OBJECTIVE:
Reproduce exactly the lines below, from the first one through the line containing "(0,0) rectangle (1180,846);", and omit any pictures.

— Start GIVEN MATERIAL —

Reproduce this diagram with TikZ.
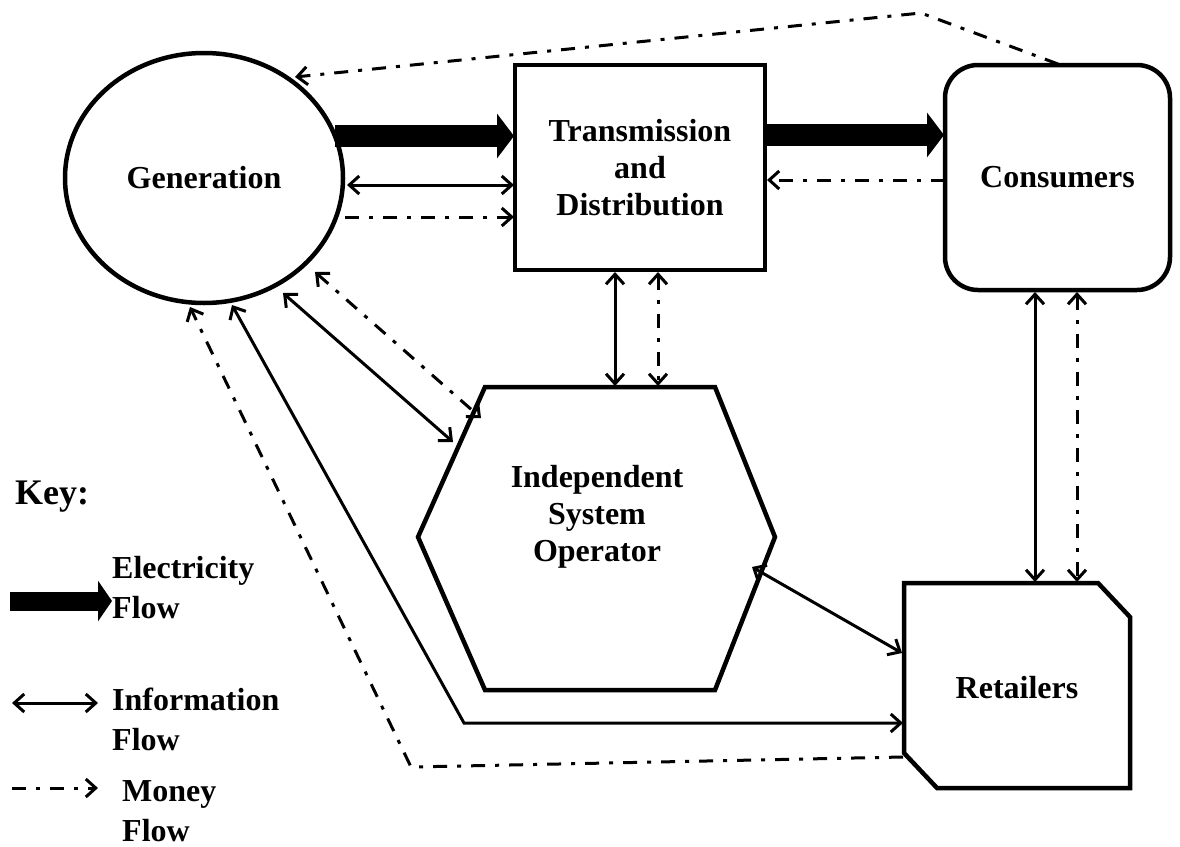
\documentclass[tikz,border=0pt]{standalone}
\usepackage{fontspec}
\setmainfont{Liberation Serif}
\usetikzlibrary{arrows.meta,shapes.geometric}
\begin{document}
\begin{tikzpicture}[x=1pt,y=-1pt,
  shapeline/.style={line width=4.5pt},
  barb/.tip={Straight Barb[length=10pt,width=18pt]},
  info/.style={line width=3pt,barb-barb},
  money/.style={line width=3pt,dash pattern=on 14pt off 10pt on 4pt off 10pt,-barb},
  money2/.style={money,barb-barb},
  elec/.style={line width=22pt,-{Triangle[length=17pt,width=44pt]}},
  lbl/.style={font=\fontsize{32}{37}\selectfont\bfseries,align=center,inner sep=0pt},
  keylbl/.style={lbl,align=left,anchor=west,font=\fontsize{32}{40}\selectfont\bfseries},
]
\useasboundingbox[fill=white] (0,0) rectangle (1180,846);

% main nodes
\node[draw,shapeline,ellipse,minimum width=278pt,minimum height=250pt,lbl] (gen) at (204,178) {Generation};
\node[draw,shapeline,minimum width=250pt,minimum height=205pt,lbl] (td) at (640,167.5) {Transmission\\and\\Distribution};
\node[draw,shapeline,rounded corners=33pt,minimum width=225pt,minimum height=225pt,lbl] (cons) at (1057.5,177.5) {Consumers};
\node[lbl] (iso) at (597,517) {Independent\\System\\Operator};
\draw[shapeline] (485,387) -- (715,387) -- (775,537) -- (715,690) -- (485,690) -- (418,537) -- cycle;
\node[lbl] (ret) at (1017,688) {Retailers};
\draw[shapeline] (904,583) -- (1098,583) -- (1130,617) -- (1130,788) -- (937,788) -- (904,753) -- cycle;

% connector end points
\coordinate (gE1) at (335,136); \coordinate (tW1) at (514,136);
\coordinate (tE1) at (765,135); \coordinate (cW1) at (944,135);
\coordinate (gE2) at (347,185); \coordinate (tW2) at (514,185);
\coordinate (gE3) at (345,217); \coordinate (tW3) at (514,217);
\coordinate (cW2) at (945,180); \coordinate (tE2) at (767,180);
\coordinate (cN) at (1058,64); \coordinate (peak) at (921,13); \coordinate (gNE) at (295,77);
\coordinate (tS1) at (615,272); \coordinate (iN1) at (615,386);
\coordinate (tS2) at (658,272); \coordinate (iN2) at (658,386);
\coordinate (gSE1) at (283,293); \coordinate (iNW1) at (453,442);
\coordinate (gSE2) at (315,272); \coordinate (iNW2) at (481,418);
\coordinate (gS1) at (232,305); \coordinate (bend1) at (464,723); \coordinate (rW1) at (903,723);
\coordinate (rW2) at (903,757); \coordinate (bend2) at (411,767); \coordinate (gS2) at (190,307);
\coordinate (iSE) at (752,567); \coordinate (rW3) at (902,653);
\coordinate (cS1) at (1035,292); \coordinate (rN1) at (1035,582);
\coordinate (cS2) at (1077,292); \coordinate (rN2) at (1077,582);

% connectors
\draw[elec] (gE1) -- (tW1);
\draw[elec] (tE1) -- (cW1);
\draw[info] (gE2) -- (tW2);
\draw[money] (gE3) -- (tW3);
\draw[money] (cW2) -- (tE2);
\draw[money] (cN) -- (peak) -- (gNE);
\draw[info] (tS1) -- (iN1);
\draw[money2] (tS2) -- (iN2);
\draw[info] (gSE1) -- (iNW1);
\draw[money2] (gSE2) -- (iNW2);
\draw[info] (gS1) -- (bend1) -- (rW1);
\draw[money] (rW2) -- (bend2) -- (gS2);
\draw[info] (iSE) -- (rW3);
\draw[info] (cS1) -- (rN1);
\draw[money2] (cS2) -- (rN2);

% key
\node[keylbl,font=\fontsize{36}{40}\selectfont\bfseries] (key) at (15,497) {Key:};
\coordinate (k1a) at (10,601); \coordinate (k1b) at (112,601);
\draw[elec,line width=19pt,-{Triangle[length=14pt,width=40pt]}] (k1a) -- (k1b);
\node[keylbl] (kelec) at (112,588) {Electricity\\Flow};
\coordinate (k2a) at (12,703); \coordinate (k2b) at (98,703);
\draw[info] (k2a) -- (k2b);
\node[keylbl] (kinfo) at (112,719) {Information\\Flow};
\coordinate (k3a) at (12,788); \coordinate (k3b) at (98,788);
\draw[money] (k3a) -- (k3b);
\node[keylbl] (kmoney) at (122,811) {Money\\Flow};
\end{tikzpicture}
\end{document}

— End GIVEN MATERIAL —

FULL OUTPUT:
Reproduce this diagram with TikZ.
\documentclass[tikz,border=0pt]{standalone}
\usepackage{fontspec}
\setmainfont{Liberation Serif}
\usetikzlibrary{arrows.meta,shapes.geometric}
\begin{document}
\begin{tikzpicture}[x=1pt,y=-1pt,
  shapeline/.style={line width=4.5pt},
  barb/.tip={Straight Barb[length=10pt,width=18pt]},
  info/.style={line width=3pt,barb-barb},
  money/.style={line width=3pt,dash pattern=on 14pt off 10pt on 4pt off 10pt,-barb},
  money2/.style={money,barb-barb},
  elec/.style={line width=22pt,-{Triangle[length=17pt,width=44pt]}},
  lbl/.style={font=\fontsize{32}{37}\selectfont\bfseries,align=center,inner sep=0pt},
  keylbl/.style={lbl,align=left,anchor=west,font=\fontsize{32}{40}\selectfont\bfseries},
]
\useasboundingbox[fill=white] (0,0) rectangle (1180,846);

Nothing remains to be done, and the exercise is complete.